Wednesday, February 3, 2010

Who's in control here anyway?

I like Facebook. I post a lot: I'm an exhibitionistic entertainer who likes to write, and who often doesn't have time for anything longer than a one-sentence status update. But I read a lot, too. I keep up with my friends via Facebook, and frequently find both inspiration and encouragement in their postings.

Most recently, one of my friends had a status update that read: "God is in control, whether I try to control things or not." That resonated with me.

I don't consider myself a control freak - far from it! In my life, chaos is the order of the day, and "by the seat of your pants" is the mode of transportation. But I started thinking. Do I try to control things? Well, sure!

I would like to believe I don't try to control the people in my life whom I love, but perhaps I do. My form of aggression has always been passive. I've been known to display a certain attitude for the purpose of eliciting a particular response. Only it doesn't work. Moping around the kitchen and sighing about my lower back pain has never prompted any of my kids to cheerfully pitch in and help with the dishes. Likewise, acting needy and clingy rarely gets me the love and affection that has been my life's greatest unfulfilled need.

It would seem that the old chestnut applies here, that "the definition of madness is doing the same thing over and over and expecting a different result". Well, I may be needy, even passive-aggressive, but I'm not mad. So, since the above behaviors aren't working for me, I've tried to find ones that do. My kids are lazy. Unrealistic expectations about their chore-load only results in one frustrated mommy. So I pick one or two things and demand they do them. The rest, I do myself. When I feel like it. After all, they come by their laziness honestly!

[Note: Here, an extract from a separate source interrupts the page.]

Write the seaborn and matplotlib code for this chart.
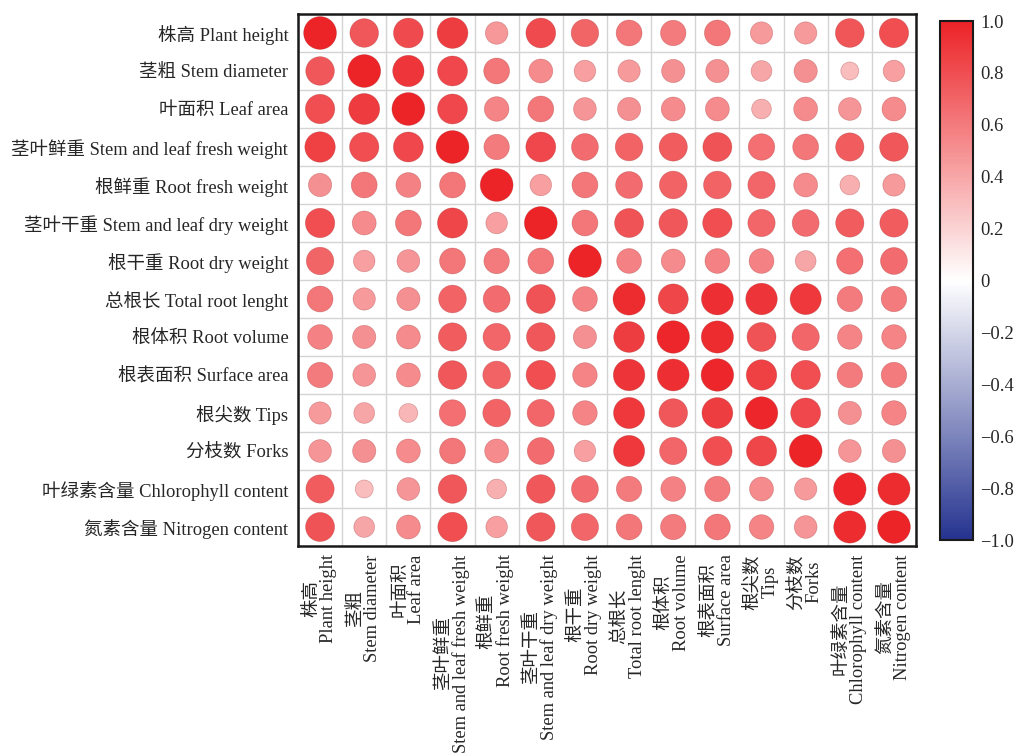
import numpy as np
import pandas as pd
import matplotlib
matplotlib.use("Agg")
import matplotlib.pyplot as plt
from matplotlib.colors import LinearSegmentedColormap, Normalize
from matplotlib.cm import ScalarMappable
import seaborn as sns

# Trait names (Chinese / English)
traits_cn = ["株高", "茎粗", "叶面积", "茎叶鲜重", "根鲜重", "茎叶干重", "根干重",
             "总根长", "根体积", "根表面积", "根尖数", "分枝数", "叶绿素含量", "氮素含量"]
traits_en = ["Plant height", "Stem diameter", "Leaf area", "Stem and leaf fresh weight",
             "Root fresh weight", "Stem and leaf dry weight", "Root dry weight",
             "Total root lenght", "Root volume", "Surface area", "Tips", "Forks",
             "Chlorophyll content", "Nitrogen content"]

# Pearson correlation coefficients, one list per row trait
corr_rows = [
    [1.00, 0.76, 0.82, 0.88, 0.47, 0.82, 0.70, 0.62, 0.60, 0.62, 0.46, 0.46, 0.77, 0.80],
    [0.76, 1.00, 0.91, 0.83, 0.62, 0.53, 0.43, 0.46, 0.50, 0.50, 0.40, 0.50, 0.30, 0.43],
    [0.80, 0.89, 1.00, 0.83, 0.56, 0.62, 0.48, 0.50, 0.53, 0.53, 0.36, 0.53, 0.48, 0.53],
    [0.86, 0.80, 0.83, 1.00, 0.60, 0.83, 0.67, 0.71, 0.74, 0.78, 0.65, 0.62, 0.74, 0.76],
    [0.50, 0.62, 0.57, 0.62, 1.00, 0.43, 0.62, 0.67, 0.71, 0.71, 0.69, 0.53, 0.36, 0.46],
    [0.80, 0.53, 0.62, 0.84, 0.43, 1.00, 0.62, 0.78, 0.76, 0.80, 0.69, 0.67, 0.74, 0.74],
    [0.70, 0.43, 0.48, 0.62, 0.60, 0.62, 1.00, 0.57, 0.53, 0.57, 0.57, 0.40, 0.65, 0.67],
    [0.62, 0.46, 0.50, 0.71, 0.67, 0.78, 0.57, 0.96, 0.84, 0.94, 0.92, 0.90, 0.60, 0.60],
    [0.57, 0.50, 0.53, 0.74, 0.69, 0.76, 0.50, 0.88, 0.98, 0.96, 0.78, 0.69, 0.56, 0.56],
    [0.60, 0.48, 0.53, 0.76, 0.71, 0.80, 0.56, 0.92, 0.94, 0.98, 0.86, 0.80, 0.60, 0.60],
    [0.46, 0.40, 0.33, 0.65, 0.71, 0.69, 0.56, 0.90, 0.76, 0.88, 0.98, 0.83, 0.50, 0.56],
    [0.48, 0.50, 0.53, 0.62, 0.53, 0.67, 0.43, 0.90, 0.69, 0.80, 0.84, 1.00, 0.48, 0.50],
    [0.74, 0.30, 0.48, 0.76, 0.36, 0.76, 0.67, 0.60, 0.57, 0.60, 0.53, 0.46, 0.98, 0.96],
    [0.78, 0.40, 0.53, 0.80, 0.43, 0.76, 0.69, 0.62, 0.60, 0.62, 0.56, 0.48, 0.96, 1.00],
]

cbar_ticks = [-1.0, -0.8, -0.6, -0.4, -0.2, 0.0, 0.2, 0.4, 0.6, 0.8, 1.0]

sns.set_theme(style="white")
plt.rcParams["font.family"] = ["Liberation Serif", "Noto Sans CJK SC"]
plt.rcParams["axes.unicode_minus"] = True

n = len(traits_cn)
records = []
for i, row in enumerate(corr_rows):
    for j, r in enumerate(row):
        records.append({"row": i, "col": j, "r": r, "absr": abs(r)})
df = pd.DataFrame(records)

cmap = LinearSegmentedColormap.from_list("bwr_corr", ["#25338F", "#FFFFFF", "#EC2327"])
norm = Normalize(-1, 1)

fig = plt.figure(figsize=(10.16, 7.56), dpi=100)
ax = fig.add_axes([0.2933, 0.2778, 0.6083, 0.7037])

# light cell grid
for k in range(n + 1):
    ax.axvline(k - 0.5, color="#D4D4D4", lw=1.0, zorder=0)
    ax.axhline(k - 0.5, color="#D4D4D4", lw=1.0, zorder=0)

sns.scatterplot(data=df, x="col", y="row", hue="r", palette=cmap, hue_norm=norm,
                size="absr", sizes=(0, 560), size_norm=(0, 1),
                edgecolor=(0.6, 0.15, 0.15, 0.35), linewidth=0.5, legend=False,
                ax=ax, zorder=3)

ax.set_xlim(-0.5, n - 0.5)
ax.set_ylim(n - 0.5, -0.5)
ax.set_xlabel("")
ax.set_ylabel("")
ax.set_xticks(range(n))
ax.set_yticks(range(n))
ax.set_yticklabels([f"{c} {e}" for c, e in zip(traits_cn, traits_en)], fontsize=13.3)
ax.set_xticklabels([f"{c}\n{e}" for c, e in zip(traits_cn, traits_en)], fontsize=13.3,
                   rotation=90, ha="center", va="top", linespacing=1.0)
ax.tick_params(axis="y", length=0, pad=7)
ax.tick_params(axis="x", length=0, pad=6)
for s in ax.spines.values():
    s.set_visible(True)
    s.set_color("#1A1A1A")
    s.set_linewidth(1.8)

# colour bar
cax = fig.add_axes([0.9252, 0.2857, 0.0325, 0.6865])
sm = ScalarMappable(norm=norm, cmap=cmap)
cb = fig.colorbar(sm, cax=cax, ticks=cbar_ticks)
cb.ax.set_yticklabels(["0" if t == 0 else f"{t:.1f}".replace("-", "\u2212") for t in cbar_ticks],
                      fontsize=13.3)
cb.ax.tick_params(direction="in", length=7, width=1.2, color="#1A1A1A", pad=5)
cb.outline.set_linewidth(1.5)
cb.outline.set_edgecolor("#1A1A1A")

fig.savefig("out.png", dpi=100)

As for my emotional need, there is really only one place I can go to get that fulfilled. To my Heavenly Father. It's not fair to pin my earthly happiness on one individual - not to me, and certainly not to the other person. So I go to God. In prayer, and in reading Scripture and devotionals.

And it's a good thing "...that he who began a good work in (me) will carry it through until the day of Christ Jesus." (Phil 1:6) Because I keep trying to take back control. And when I do, I'm thankful He puts a friendly reminder on Facebook, via one of my friends.

God is in control. Whether I try to control things or not. And isn't that a comfort?